Although Henson is the de facto lead of Hidden Figures, the film boasts a strong cast across the board. Spencer is highly effective in a subtler and less juicy role than her Oscar-winning turn in The Help a few years back, and Monáe – a recording artist who made her live-action film debut in the recent Moonlight – is delightful as the most daring of the three. Then there’s Kevin Costner as Katherine’s no-nonsense boss, and Kirsten Dunst and Jim Parsons as a pair of NASA workers who stand in the way of the women’s progress. Yet, while all these performances are solid, the true strength is in the delicate narrative of Hidden Figures.
The script by Melfi and Allison Schroeder focuses closely on the subversive prejudice of the early 1960s, dovetailing into a slew of both women’s rights and racial segregation issues along the way. Yet, it never does so in a particularly overbearing way, instead opting to take a more optimistic route. Hidden Figures is more concerned with the strength of the human spirit to persist against unfortunate circumstances than wallowing in the cruelty of it all.
As a historical drama, its story, much like its central trio, never backs down from justice but is also wholesome enough that parents may especially wish to to watch it with their daughters, no matter what the color of their skin may be. The message of Hidden Figures is about not discounting untapped potential – either in yourself or in others – simply because of some wrongheaded societal norm.

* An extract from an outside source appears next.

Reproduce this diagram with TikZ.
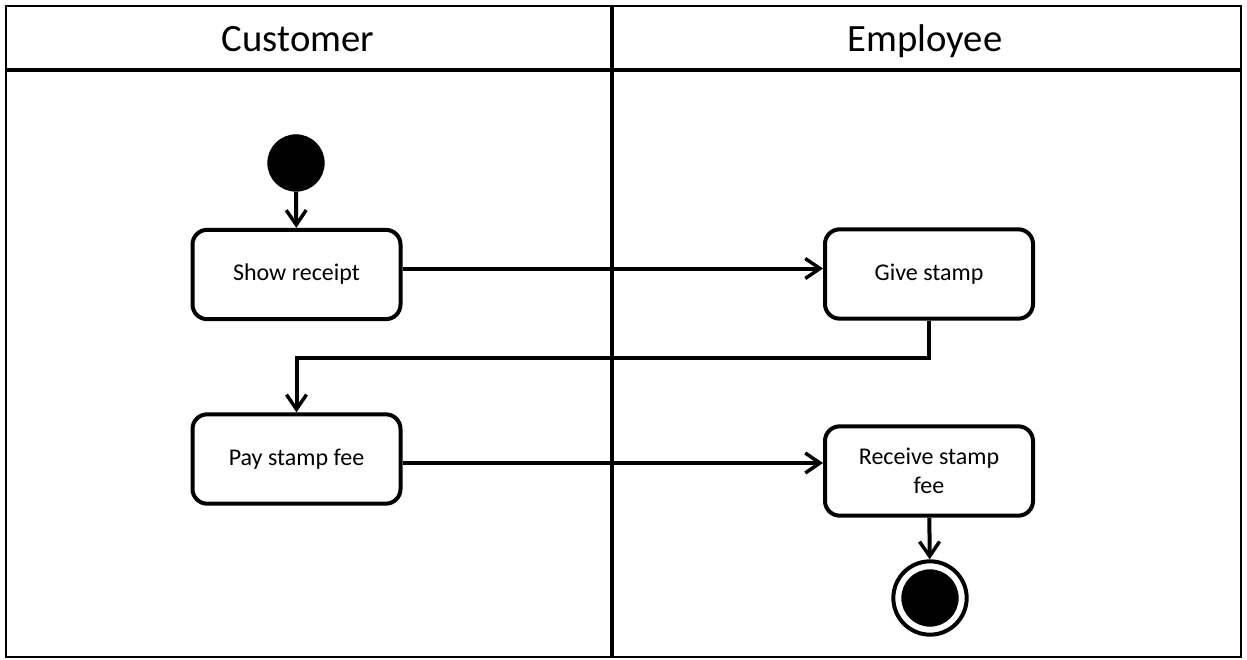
\documentclass[tikz,border=0pt]{standalone}
\usepackage{fontspec}
\setmainfont{Carlito}
\usetikzlibrary{arrows.meta,positioning,calc}

\tikzset{
	act/.style={draw,line width=3pt,rounded corners=11pt,minimum width=156pt,minimum height=67pt,align=center,font=\fontsize{18}{22}\selectfont},
	lane/.style={anchor=base,font=\fontsize{29}{34}\selectfont},
	flow/.style={line width=3pt,-{Straight Barb[length=11pt,width=15pt,line width=2.6pt]}},
}

\begin{document}
\begin{tikzpicture}[x=0.75pt,y=-0.75pt]
	\useasboundingbox (0,0) rectangle (1247,660);
	\draw[line width=2.2pt] (6,6) rectangle (1241,657);
	\draw[line width=3.5pt] (6,70) -- (1241,70);
	\draw[line width=2.5pt] (612,6) -- (612,657);
	
	\node[lane] (cust) at (298,52) {Customer};
	\node[lane] (empl) at (925,52) {Employee};
	
	\node[circle,fill,minimum size=43pt,inner sep=0pt] (start) at (296,163) {};
	\node[act] (show) at (296.5,274.5) {Show receipt};
	\node[act] (give) at (929,274) {Give stamp};
	\node[act] (pay) at (296.5,459) {Pay stamp fee};
	\node[act] (recv) at (929,471) {Receive stamp\\fee};
	\node[circle,draw,line width=3pt,minimum size=55pt,inner sep=0pt] (stop) at (930,598) {};
	\fill (stop) circle (21.5pt);
	
	\coordinate (turn) at (612,358);
	
	\draw[flow] (start) -- (show);
	\draw[flow] ([yshift=4.5pt]show.east) -- ([yshift=4.5pt]show.east -| give.west);
	\draw[flow] (give.south) -- (give.south |- turn) -| (pay.north);
	\draw[flow] ([yshift=-3pt]pay.east) -- ([yshift=-3pt]pay.east -| recv.west);
	\draw[flow] (recv) -- (stop);
	
\end{tikzpicture}
\end{document}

While Hidden Figures hits many of the beats one would expect, Melfi’s film strikes a delicate balance of injecting levity within the character-based historical drama that propels the story forward. At a time when the nation is more divided than ever before though, Hidden Figures manages to bring a powerful air of positivity and progress to the big screen, accompanied by some appropriately upbeat original music by Pharrell Williams (who also produced). The common refrain throughout the film that the central characters’ adversity amid a segregated, restrictive society is “just the way it is” underscores the significance of standing up for what’s right regardless of the status quo. Hidden Figures is more than a filmmaking triumph; it very well may be exactly the film we need right now.
With an air of optimism and hope for the future, Hidden Figures is a balm for the current political landscape, inspiring audiences to stand up for their ideals and continue striving forward.